Six-month growth rates of nominal narrow and broad money have risen significantly over the past year, with the recovery reflected in a rebound in two-quarter nominal GDP expansion in Q3 despite further covid lockdowns – see chart 1. August / September numbers hint at a peak in money growth but continuing policy support, including directions to banks to expand lending, argues against a relapse – chart 2.
The faster growth of money than GDP, and of broad money relative to narrow, indicates that the transmission of monetary stimulus is incomplete and “excess” money is currently trapped in the financial system. The key reason for the impaired transmission, of course, is the zero covid policy. With economic activity suppressed, excess money has flowed into the bond market, reflected in a fall in government yields despite the global surge and a tightening of onshore credit spreads – chart 3.

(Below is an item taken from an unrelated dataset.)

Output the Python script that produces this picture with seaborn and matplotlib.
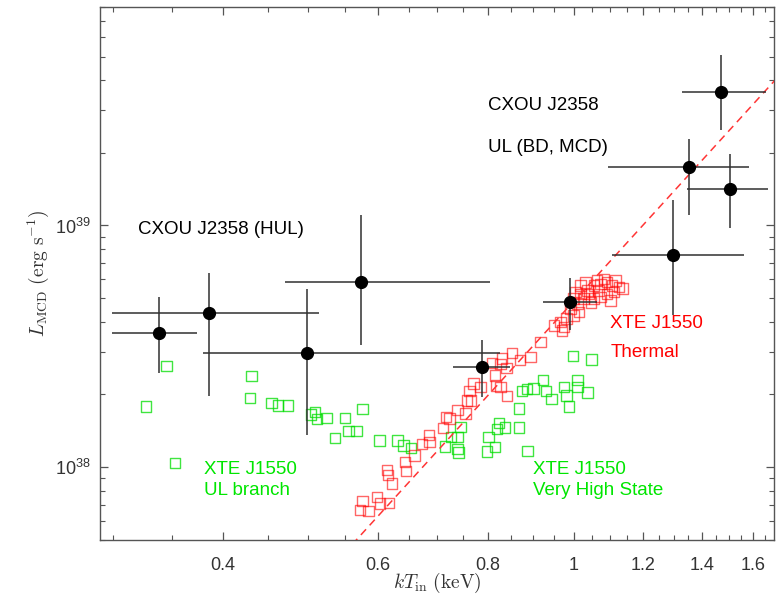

The economy, nevertheless, has been less weak than many feared, as confirmed by the Q3 GDP number and September monthly activity data, showing a pick-up in industrial output and a stabilisation of new home sales – chart 4. A H1 fall in the interest rate on new mortgages and other easing measures are supporting housing market activity, with secondary sales reportedly growing strongly – chart 5.
Retail sales remain weak but household money holdings are growing solidly, suggesting fire-power to lift spending if / when covid disruption eases – chart 6.
Six-month growth of Chinese real narrow money contrasts with contractions in most major economies – chart 7. The level of growth, however, is modest by historical standards, suggesting moderate economic expansion at best: current growth, for example, has been consistent with a manufacturing PMI new orders index of about 50 – chart 8.
Export weakness due to global recession could drag the PMI lower, as occurred during the GFC. The Chinese reading, however, would be expected to hold up relative to global PMI new orders, which may be heading to 40.
The moderately positive message for economic prospects from real money trends is supported by a recent recovery in a composite leading indicator calculated here, which attempts to mirror the components of the OECD’s US leading indicator – chart 9.